The Harry Johnson Trust was founded by Sally Johnson and her husband Stephen in memory of their son Harry, who died from a rare form of cancer at the age of seven.
The charity provides support for children across Shropshire who are being treated for cancer, and Sally said the appeal brought so much joy to the youngsters.
"I'm overwhelmed by how generous everybody has been," she said.
"The things people have provided is incredible, we have got things for children of all ages right from the little ones to the teenagers, for girls and boys, games, and cuddly toys."
She said her own experience of looking after Harry and his brother, Eric, made her realise what a difficult time Christmas could be.
"We were lucky enough to have friends and family who bought things for Harry and his brother Eric, and it is so important that the children have presents at this time of year.
"When children are undergoing treatment, as usually at least one parent has to give up work to look after them.
"It is also very difficult for the brothers and sisters, because they are upset too.
"For every child to have a present is a huge thing for them, even if it is only something small.
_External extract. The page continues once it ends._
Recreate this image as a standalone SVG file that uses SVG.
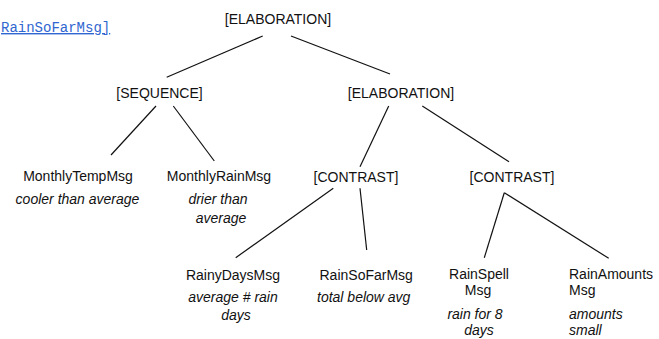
<svg xmlns="http://www.w3.org/2000/svg" width="659" height="339" viewBox="0 0 659 339">
  <style>
    .lbl { font-family: "Liberation Sans", Arial, sans-serif; font-size: 14px; fill: #111; }
    .mid { text-anchor: middle; }
    .note { font-style: italic; }
    .edge { stroke: #111; stroke-width: 1.2; fill: none; }
    .link { font-family: "Liberation Mono", "Courier New", monospace; font-size: 14px; fill: #2f66d0; text-decoration: underline; }
  </style>
  <rect width="659" height="339" fill="#fff"/>

  <text class="link" x="1" y="32">RainSoFarMsg]</text>

  <g id="connectors">
    <line class="edge" x1="262.7" y1="36" x2="166.7" y2="77.3"/>
    <line class="edge" x1="291" y1="36" x2="390" y2="74"/>
    <line class="edge" x1="156" y1="106" x2="111" y2="155"/>
    <line class="edge" x1="173.3" y1="106" x2="214.3" y2="161"/>
    <line class="edge" x1="388.7" y1="106" x2="360" y2="166.7"/>
    <line class="edge" x1="422.3" y1="106" x2="509" y2="161.7"/>
    <line class="edge" x1="333.3" y1="188.3" x2="235.7" y2="257.7"/>
    <line class="edge" x1="360" y1="188.3" x2="366.7" y2="250"/>
    <line class="edge" x1="504.3" y1="192.7" x2="484.3" y2="257.7"/>
    <line class="edge" x1="504.3" y1="192.7" x2="608.7" y2="258.3"/>
  </g>

  <g id="root-elaboration">
    <text class="lbl mid" x="278" y="24">[ELABORATION]</text>
  </g>
  <g id="sequence">
    <text class="lbl mid" x="159.5" y="98">[SEQUENCE]</text>
  </g>
  <g id="elaboration">
    <text class="lbl mid" x="401" y="98">[ELABORATION]</text>
  </g>
  <g id="monthly-temp">
    <text class="lbl mid" x="78" y="181">MonthlyTempMsg</text>
    <text class="lbl mid note" x="77.5" y="204">cooler than average</text>
  </g>
  <g id="monthly-rain">
    <text class="lbl mid" x="219" y="181">MonthlyRainMsg</text>
    <text class="lbl mid note" x="218" y="204">drier than</text>
    <text class="lbl mid note" x="221" y="223">average</text>
  </g>
  <g id="contrast-1">
    <text class="lbl mid" x="356" y="182">[CONTRAST]</text>
  </g>
  <g id="contrast-2">
    <text class="lbl mid" x="512" y="182">[CONTRAST]</text>
  </g>
  <g id="rainy-days">
    <text class="lbl mid" x="233" y="280">RainyDaysMsg</text>
    <text class="lbl mid note" x="233" y="302">average # rain</text>
    <text class="lbl mid note" x="236" y="320">days</text>
  </g>
  <g id="rain-so-far">
    <text class="lbl" x="319.5" y="280">RainSoFarMsg</text>
    <text class="lbl note" x="317" y="302">total below avg</text>
  </g>
  <g id="rain-spell">
    <text class="lbl mid" x="479" y="279">RainSpell</text>
    <text class="lbl mid" x="478" y="295">Msg</text>
    <text class="lbl mid note" x="475" y="319">rain for 8</text>
    <text class="lbl mid note" x="479" y="335">days</text>
  </g>
  <g id="rain-amounts">
    <text class="lbl" x="569" y="279">RainAmounts</text>
    <text class="lbl" x="569" y="295">Msg</text>
    <text class="lbl note" x="569" y="319">amounts</text>
    <text class="lbl note" x="569" y="335">small</text>
  </g>
</svg>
It shows that other people are thinking about them."
Vicky Handbury-Madin, chief executive of The Movement Centre which provides life-changing therapies for children with cerebral palsy and other mobility-related conditions, was overjoyed with the number of toys received.
She was particularly pleased with the sensory toys which react to touch.
"This gives us the chance to give them something extra special," she said.
"These toys will not only help the children with their therapy, but it is also a really nice treat for them."
Rachel Lewis of Hope House, thanked readers for their generosity.
"It amazes me every year how generous people are," she said.
"If you have got a seriously ill child, it can be a really difficult time, and also if your child has lost a brother or sister, it is really upsetting for them.
"It's so important to be able to give them presents."
The Harry Johnson Trust - The trust was set up by Sally and Stephen Johnson in 2014 in memory of their son Harry, who died from a rare form of cancer at the age of seven. It provides a wide range of support for children being treated for cancer at the children's oncology ward at Telford's Princess Royal Hospital. It offers treats, holidays, and hampers of essentials to help the children and their families during the first few days in hospital.
Princess Royal Hospital children's ward - The ward is the main centre which treats children from across Shropshire and Mid Wales. The donations will ensure that every child in hospital on Christmas Day will get a present, and they will also be used for children to play with during their stay on the ward.
The Movement Centre - Based at the Robert Johnson and Agnes Hunt Orthopaedic Hospital, in Gobowen, the charity provides life-changing therapies for children with cerebral palsy and other conditions which impede their movement. In some cases the treatment can help children walk for the first time. Chief executive Vicky Handbury-Madin said some of the toys can help with the therapy by helping children to explore their ability to move.
Hope House Children's Hospice - Based in Morda, near Oswestry, the hospice provides support for more than 300 children across Shropshire and Mid Wales. The children all have life-limiting illnesses, and are not expected to see adulthood. The toys will be given to the children, as well as their brothers and sisters, including those who have been bereaved.
Telford Young Carers - This charity provides support to youngsters who have to care for a loved one who is living with a serious illness or disability, usually a parent. The toys will be given to the young carers to give them the type of Christmas most children take for granted.